Input data:
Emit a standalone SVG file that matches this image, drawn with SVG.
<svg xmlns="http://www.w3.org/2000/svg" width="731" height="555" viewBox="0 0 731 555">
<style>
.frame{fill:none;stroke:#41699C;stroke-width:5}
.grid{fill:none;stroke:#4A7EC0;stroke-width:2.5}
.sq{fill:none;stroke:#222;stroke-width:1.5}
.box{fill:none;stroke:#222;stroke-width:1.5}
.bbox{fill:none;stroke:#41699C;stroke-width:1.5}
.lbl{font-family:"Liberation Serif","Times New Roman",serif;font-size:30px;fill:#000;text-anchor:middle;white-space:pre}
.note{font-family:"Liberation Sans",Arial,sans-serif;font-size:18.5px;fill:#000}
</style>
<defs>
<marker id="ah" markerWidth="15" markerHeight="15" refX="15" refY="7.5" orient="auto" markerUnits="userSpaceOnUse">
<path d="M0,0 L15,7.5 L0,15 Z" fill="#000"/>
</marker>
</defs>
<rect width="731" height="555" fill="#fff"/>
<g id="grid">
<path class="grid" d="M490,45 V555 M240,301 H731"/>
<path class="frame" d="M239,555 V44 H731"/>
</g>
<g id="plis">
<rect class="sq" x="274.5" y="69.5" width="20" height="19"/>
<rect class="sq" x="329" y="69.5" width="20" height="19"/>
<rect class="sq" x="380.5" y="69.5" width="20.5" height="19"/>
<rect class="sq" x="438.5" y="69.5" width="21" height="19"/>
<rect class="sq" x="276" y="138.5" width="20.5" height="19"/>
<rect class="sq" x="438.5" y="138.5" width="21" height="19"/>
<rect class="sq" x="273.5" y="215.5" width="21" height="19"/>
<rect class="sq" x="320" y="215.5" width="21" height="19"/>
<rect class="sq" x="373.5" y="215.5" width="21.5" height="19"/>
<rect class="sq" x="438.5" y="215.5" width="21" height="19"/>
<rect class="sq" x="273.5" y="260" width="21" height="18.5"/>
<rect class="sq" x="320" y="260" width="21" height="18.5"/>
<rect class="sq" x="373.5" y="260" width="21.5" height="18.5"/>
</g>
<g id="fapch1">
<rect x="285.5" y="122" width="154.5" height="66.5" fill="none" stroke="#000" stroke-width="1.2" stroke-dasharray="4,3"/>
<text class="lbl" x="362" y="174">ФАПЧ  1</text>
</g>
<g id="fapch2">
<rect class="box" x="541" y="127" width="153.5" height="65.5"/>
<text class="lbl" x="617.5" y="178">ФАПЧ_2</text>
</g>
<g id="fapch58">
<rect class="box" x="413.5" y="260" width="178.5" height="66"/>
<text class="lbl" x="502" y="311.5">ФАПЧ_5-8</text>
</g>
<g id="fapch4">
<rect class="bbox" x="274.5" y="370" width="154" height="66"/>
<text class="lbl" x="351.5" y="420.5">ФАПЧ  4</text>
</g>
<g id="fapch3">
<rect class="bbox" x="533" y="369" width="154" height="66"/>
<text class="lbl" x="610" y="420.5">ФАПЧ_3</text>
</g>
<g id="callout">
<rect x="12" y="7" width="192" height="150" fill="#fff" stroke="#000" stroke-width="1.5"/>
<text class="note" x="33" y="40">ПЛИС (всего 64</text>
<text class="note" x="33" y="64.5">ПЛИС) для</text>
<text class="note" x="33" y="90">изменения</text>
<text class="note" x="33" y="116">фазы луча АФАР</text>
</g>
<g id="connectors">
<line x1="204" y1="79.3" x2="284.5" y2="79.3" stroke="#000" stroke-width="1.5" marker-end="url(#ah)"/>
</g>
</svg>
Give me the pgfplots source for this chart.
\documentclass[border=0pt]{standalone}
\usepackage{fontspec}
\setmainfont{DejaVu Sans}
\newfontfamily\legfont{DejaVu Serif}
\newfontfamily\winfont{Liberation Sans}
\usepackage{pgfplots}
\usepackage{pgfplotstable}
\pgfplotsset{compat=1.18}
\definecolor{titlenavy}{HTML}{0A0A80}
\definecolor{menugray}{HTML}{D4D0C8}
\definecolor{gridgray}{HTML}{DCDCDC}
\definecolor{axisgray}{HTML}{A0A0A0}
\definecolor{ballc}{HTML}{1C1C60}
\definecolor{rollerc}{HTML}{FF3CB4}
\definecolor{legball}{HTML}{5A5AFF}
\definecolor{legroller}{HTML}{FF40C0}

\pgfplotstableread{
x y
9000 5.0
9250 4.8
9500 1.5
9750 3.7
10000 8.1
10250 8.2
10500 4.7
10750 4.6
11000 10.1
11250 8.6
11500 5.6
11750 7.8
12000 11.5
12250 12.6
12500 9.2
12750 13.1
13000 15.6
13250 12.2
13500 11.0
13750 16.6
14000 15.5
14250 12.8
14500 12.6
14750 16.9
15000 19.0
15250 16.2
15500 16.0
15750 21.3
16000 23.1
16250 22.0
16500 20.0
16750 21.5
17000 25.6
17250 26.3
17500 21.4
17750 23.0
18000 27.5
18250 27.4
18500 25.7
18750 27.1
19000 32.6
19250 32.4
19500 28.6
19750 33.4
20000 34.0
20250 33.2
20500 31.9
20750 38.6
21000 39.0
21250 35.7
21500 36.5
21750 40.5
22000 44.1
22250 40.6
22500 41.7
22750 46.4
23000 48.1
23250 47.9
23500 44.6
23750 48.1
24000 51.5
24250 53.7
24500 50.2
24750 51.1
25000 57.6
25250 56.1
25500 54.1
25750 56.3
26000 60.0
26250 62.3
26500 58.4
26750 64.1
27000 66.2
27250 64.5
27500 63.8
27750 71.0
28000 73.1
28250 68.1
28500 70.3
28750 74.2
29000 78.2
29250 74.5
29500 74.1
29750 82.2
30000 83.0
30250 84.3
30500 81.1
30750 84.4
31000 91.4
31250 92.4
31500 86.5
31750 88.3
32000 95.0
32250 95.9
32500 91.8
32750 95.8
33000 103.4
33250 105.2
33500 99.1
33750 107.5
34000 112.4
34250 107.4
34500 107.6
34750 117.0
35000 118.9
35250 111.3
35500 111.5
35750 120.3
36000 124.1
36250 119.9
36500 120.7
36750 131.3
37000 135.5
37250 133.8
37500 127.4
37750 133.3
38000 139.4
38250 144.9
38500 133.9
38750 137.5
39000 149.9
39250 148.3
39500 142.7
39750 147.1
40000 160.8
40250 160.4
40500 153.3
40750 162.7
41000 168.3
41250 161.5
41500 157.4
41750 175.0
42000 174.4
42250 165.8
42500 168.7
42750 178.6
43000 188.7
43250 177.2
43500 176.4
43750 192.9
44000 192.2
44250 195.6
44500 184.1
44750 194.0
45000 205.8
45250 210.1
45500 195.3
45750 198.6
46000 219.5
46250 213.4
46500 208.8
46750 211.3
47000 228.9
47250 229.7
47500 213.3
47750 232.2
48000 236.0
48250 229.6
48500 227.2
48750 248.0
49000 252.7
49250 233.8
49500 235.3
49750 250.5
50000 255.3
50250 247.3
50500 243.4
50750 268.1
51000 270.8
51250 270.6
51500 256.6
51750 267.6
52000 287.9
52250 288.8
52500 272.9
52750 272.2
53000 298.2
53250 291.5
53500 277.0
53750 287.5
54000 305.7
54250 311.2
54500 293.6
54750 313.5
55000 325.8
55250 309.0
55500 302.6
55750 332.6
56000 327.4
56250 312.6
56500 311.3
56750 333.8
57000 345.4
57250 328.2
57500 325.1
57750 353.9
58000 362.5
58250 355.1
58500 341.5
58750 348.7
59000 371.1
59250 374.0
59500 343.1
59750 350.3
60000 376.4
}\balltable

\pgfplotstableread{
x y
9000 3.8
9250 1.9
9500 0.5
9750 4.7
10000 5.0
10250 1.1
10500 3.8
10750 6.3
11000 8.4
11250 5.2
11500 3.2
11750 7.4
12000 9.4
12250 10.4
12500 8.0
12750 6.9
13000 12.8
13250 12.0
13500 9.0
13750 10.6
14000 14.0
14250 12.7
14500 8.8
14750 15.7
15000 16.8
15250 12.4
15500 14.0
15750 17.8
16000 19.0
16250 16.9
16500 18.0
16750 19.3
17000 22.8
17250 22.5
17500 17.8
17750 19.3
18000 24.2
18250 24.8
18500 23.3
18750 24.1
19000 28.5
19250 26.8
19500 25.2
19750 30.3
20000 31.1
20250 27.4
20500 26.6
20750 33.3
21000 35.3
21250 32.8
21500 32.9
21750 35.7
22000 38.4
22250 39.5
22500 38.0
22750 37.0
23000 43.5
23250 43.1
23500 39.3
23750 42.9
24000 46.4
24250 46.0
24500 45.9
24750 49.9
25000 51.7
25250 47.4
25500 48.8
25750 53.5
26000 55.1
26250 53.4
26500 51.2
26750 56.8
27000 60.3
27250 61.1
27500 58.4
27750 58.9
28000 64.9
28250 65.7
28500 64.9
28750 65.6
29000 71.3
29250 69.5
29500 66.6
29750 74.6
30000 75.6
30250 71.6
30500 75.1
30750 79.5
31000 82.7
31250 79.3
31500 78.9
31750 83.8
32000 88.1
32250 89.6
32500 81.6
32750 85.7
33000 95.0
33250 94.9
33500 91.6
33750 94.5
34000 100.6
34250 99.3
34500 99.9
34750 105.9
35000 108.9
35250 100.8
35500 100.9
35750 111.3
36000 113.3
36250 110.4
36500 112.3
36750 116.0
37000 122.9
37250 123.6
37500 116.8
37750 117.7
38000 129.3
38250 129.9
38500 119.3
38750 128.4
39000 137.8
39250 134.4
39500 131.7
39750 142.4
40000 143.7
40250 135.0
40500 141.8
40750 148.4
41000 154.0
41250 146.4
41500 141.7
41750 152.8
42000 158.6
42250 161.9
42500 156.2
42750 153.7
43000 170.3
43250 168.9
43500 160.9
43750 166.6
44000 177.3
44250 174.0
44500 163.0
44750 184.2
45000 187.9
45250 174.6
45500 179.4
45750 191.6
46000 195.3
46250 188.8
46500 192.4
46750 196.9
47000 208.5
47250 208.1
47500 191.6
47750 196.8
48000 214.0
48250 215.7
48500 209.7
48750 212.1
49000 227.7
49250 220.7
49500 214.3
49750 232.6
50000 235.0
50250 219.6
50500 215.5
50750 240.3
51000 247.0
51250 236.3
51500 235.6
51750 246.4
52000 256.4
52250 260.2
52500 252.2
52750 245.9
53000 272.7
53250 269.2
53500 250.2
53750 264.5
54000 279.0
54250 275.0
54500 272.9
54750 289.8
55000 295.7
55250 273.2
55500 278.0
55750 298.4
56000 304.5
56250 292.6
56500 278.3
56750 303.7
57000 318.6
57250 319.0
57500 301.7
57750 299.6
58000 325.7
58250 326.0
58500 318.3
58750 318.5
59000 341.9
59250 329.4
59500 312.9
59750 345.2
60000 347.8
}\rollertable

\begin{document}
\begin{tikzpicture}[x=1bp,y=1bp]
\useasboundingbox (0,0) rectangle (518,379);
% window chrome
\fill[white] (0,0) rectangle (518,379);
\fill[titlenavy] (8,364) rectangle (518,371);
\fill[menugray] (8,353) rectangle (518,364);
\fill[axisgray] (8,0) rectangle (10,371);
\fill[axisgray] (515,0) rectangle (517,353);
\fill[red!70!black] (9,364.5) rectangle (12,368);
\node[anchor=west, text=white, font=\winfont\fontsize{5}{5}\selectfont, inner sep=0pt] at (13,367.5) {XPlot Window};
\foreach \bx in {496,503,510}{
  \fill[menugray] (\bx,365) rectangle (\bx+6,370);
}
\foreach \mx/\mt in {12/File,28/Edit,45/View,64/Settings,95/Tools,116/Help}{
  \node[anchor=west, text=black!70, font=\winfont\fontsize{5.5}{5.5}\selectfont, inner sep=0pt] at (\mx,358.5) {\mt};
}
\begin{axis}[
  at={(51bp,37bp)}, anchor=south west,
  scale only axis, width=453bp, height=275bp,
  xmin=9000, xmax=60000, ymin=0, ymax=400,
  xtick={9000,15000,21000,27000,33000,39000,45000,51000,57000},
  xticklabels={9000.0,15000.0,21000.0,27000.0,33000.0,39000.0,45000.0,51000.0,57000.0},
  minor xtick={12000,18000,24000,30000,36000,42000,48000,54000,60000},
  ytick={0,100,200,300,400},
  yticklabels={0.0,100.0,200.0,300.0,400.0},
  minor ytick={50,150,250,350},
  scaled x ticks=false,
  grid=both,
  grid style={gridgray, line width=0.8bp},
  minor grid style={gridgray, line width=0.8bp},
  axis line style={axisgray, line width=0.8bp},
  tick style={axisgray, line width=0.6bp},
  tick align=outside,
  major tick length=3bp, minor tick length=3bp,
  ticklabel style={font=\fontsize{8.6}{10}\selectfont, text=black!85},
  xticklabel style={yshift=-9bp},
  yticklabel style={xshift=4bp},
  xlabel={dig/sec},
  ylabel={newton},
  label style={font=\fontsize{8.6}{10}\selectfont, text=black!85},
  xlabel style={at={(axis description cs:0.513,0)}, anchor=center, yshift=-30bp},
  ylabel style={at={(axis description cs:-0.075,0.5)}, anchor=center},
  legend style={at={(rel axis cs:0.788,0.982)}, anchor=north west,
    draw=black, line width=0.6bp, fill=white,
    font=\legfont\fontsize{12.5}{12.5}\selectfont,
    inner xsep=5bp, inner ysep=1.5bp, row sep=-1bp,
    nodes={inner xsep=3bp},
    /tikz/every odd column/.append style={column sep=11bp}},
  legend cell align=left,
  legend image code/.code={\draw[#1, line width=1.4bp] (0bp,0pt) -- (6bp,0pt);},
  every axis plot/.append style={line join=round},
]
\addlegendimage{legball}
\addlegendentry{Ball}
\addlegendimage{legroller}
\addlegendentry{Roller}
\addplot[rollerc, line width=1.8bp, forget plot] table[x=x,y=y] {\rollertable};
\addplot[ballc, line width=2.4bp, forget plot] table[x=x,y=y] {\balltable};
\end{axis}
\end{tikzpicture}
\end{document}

Instruction: Return each full line of the entries that contains the word "this".

Correct response:
Emit a standalone SVG file that matches this image, drawn with SVG.
Give me the pgfplots source for this chart.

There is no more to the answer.